<<<<

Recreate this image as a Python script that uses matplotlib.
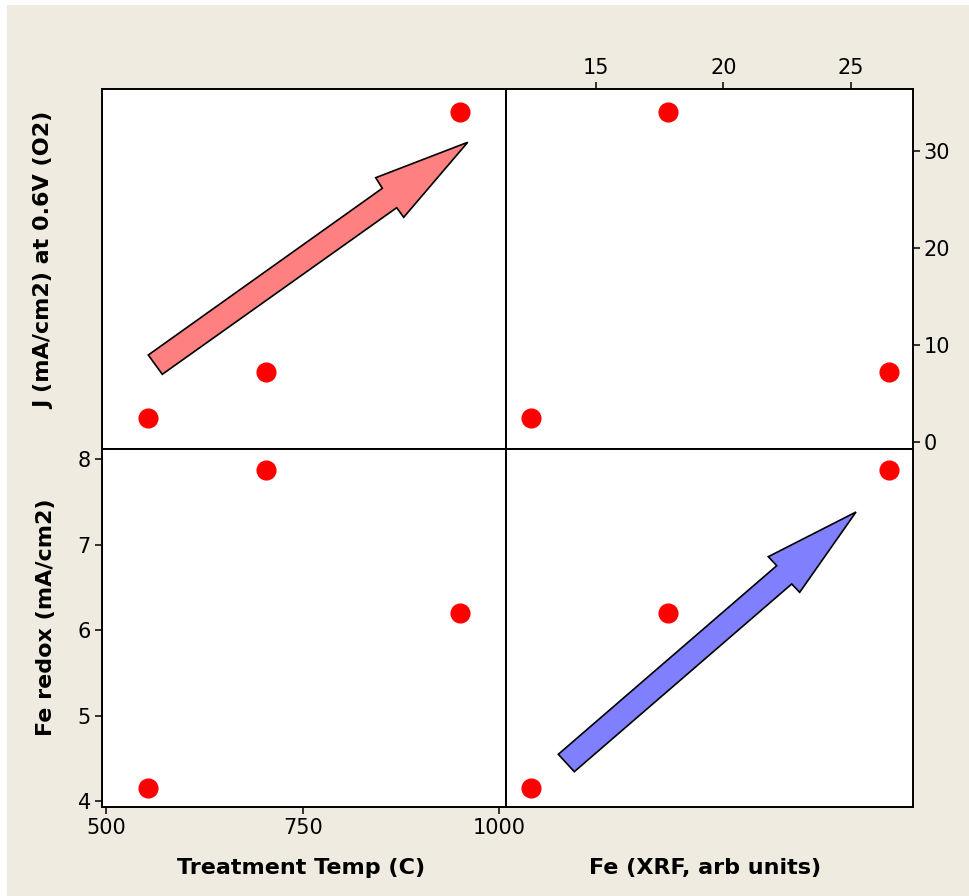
import matplotlib
matplotlib.use("Agg")
import matplotlib.pyplot as plt
from matplotlib.patches import Polygon, Rectangle

# samples (same order in every list)
temp = [553, 703, 950]          # Treatment Temp (C)
fe_xrf = [12.45, 26.49, 17.82]  # Fe (XRF, arb units)
j_o2 = [2.5, 7.23, 33.98]       # J (mA/cm2) at 0.6V (O2)
fe_redox = [4.15, 7.875, 6.195] # Fe redox (mA/cm2)

temp_ticks = [500, 750, 1000]
fe_ticks = [15, 20, 25]
j_ticks = [0, 10, 20, 30]
redox_ticks = [4, 5, 6, 7, 8]

W, H = 969, 896
fig = plt.figure(figsize=(W / 100, H / 100), dpi=100, facecolor="white")
fig.patches.append(Rectangle((7 / W, 0), 1 - 7 / W, 1 - 5 / H, transform=fig.transFigure,
                             facecolor="#efebe1", edgecolor="none", zorder=-10))

def px(x, y):
    return (x / W, 1 - y / H)

x0, xm, x1 = 102 / W, 505.6 / W, 912.7 / W
y1, ym, y0 = 1 - 89 / H, 1 - 449.3 / H, 1 - 806.7 / H

tl = fig.add_axes([x0, ym, xm - x0, y1 - ym])
tr = fig.add_axes([xm, ym, x1 - xm, y1 - ym])
bl = fig.add_axes([x0, y0, xm - x0, ym - y0])
br = fig.add_axes([xm, y0, x1 - xm, ym - y0])

tlim = (494.5, 1007.9)
flim = (11.46, 27.42)
jlim = (-0.72, 36.35)
rlim = (3.933, 8.117)

panels = [(tl, temp, j_o2, tlim, jlim), (tr, fe_xrf, j_o2, flim, jlim),
          (bl, temp, fe_redox, tlim, rlim), (br, fe_xrf, fe_redox, flim, rlim)]
for ax, xs, ys, xl, yl in panels:
    ax.plot(xs, ys, "o", color="#ff0000", markersize=13.5, zorder=5)
    ax.set_xlim(xl)
    ax.set_ylim(yl)
    ax.set_facecolor("white")
    for s in ax.spines.values():
        s.set_linewidth(1.4)
    ax.tick_params(which="both", direction="out", length=5, width=1.1, labelsize=15,
                   bottom=False, top=False, left=False, right=False,
                   labelbottom=False, labeltop=False, labelleft=False, labelright=False)

tr.set_xticks(fe_ticks)
tr.set_yticks(j_ticks)
tr.tick_params(top=True, labeltop=True, right=True, labelright=True, pad=3)
bl.set_xticks(temp_ticks)
bl.set_yticks(redox_ticks)
bl.tick_params(bottom=True, labelbottom=True, left=True, labelleft=True, pad=3)

lab = dict(fontsize=16, fontweight="bold", ha="center", va="center")
fig.text(*px(301, 868), "Treatment Temp (C)", **lab)
fig.text(*px(705, 868), "Fe (XRF, arb units)", **lab)
fig.text(*px(44, 260), "J (mA/cm2) at 0.6V (O2)", rotation=90, **lab)
fig.text(*px(46, 617), "Fe redox (mA/cm2)", rotation=90, **lab)

# trend arrows
red_arrow = [(148.3, 355), (382.3, 188.3), (375.7, 177.7), (467.7, 142.3),
             (403.7, 217.3), (396.7, 207.7), (162.3, 374.3)]
blue_arrow = [(558.3, 754.3), (776.7, 565.7), (768.3, 556.7), (856, 512),
              (799.7, 592.3), (791.7, 584), (574.3, 771.7)]
for pts, col in [(red_arrow, "#ff8080"), (blue_arrow, "#8080ff")]:
    fig.patches.append(Polygon([px(x, y) for x, y in pts], closed=True, transform=fig.transFigure,
                               facecolor=col, edgecolor="black", linewidth=1.2, zorder=10))

fig.savefig("out.png", dpi=100, facecolor=fig.get_facecolor())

>>>>

Starting at the top of the listing above, please restate word for word each line up to and including the one that holds "fe_redox = [4.15, 7.875, 6.195]", omitting every image.

* **PROBLEM SOLUTION**
Recreate this image as a Python script that uses matplotlib.
import matplotlib
matplotlib.use("Agg")
import matplotlib.pyplot as plt
from matplotlib.patches import Polygon, Rectangle

# samples (same order in every list)
temp = [553, 703, 950]          # Treatment Temp (C)
fe_xrf = [12.45, 26.49, 17.82]  # Fe (XRF, arb units)
j_o2 = [2.5, 7.23, 33.98]       # J (mA/cm2) at 0.6V (O2)
fe_redox = [4.15, 7.875, 6.195] # Fe redox (mA/cm2)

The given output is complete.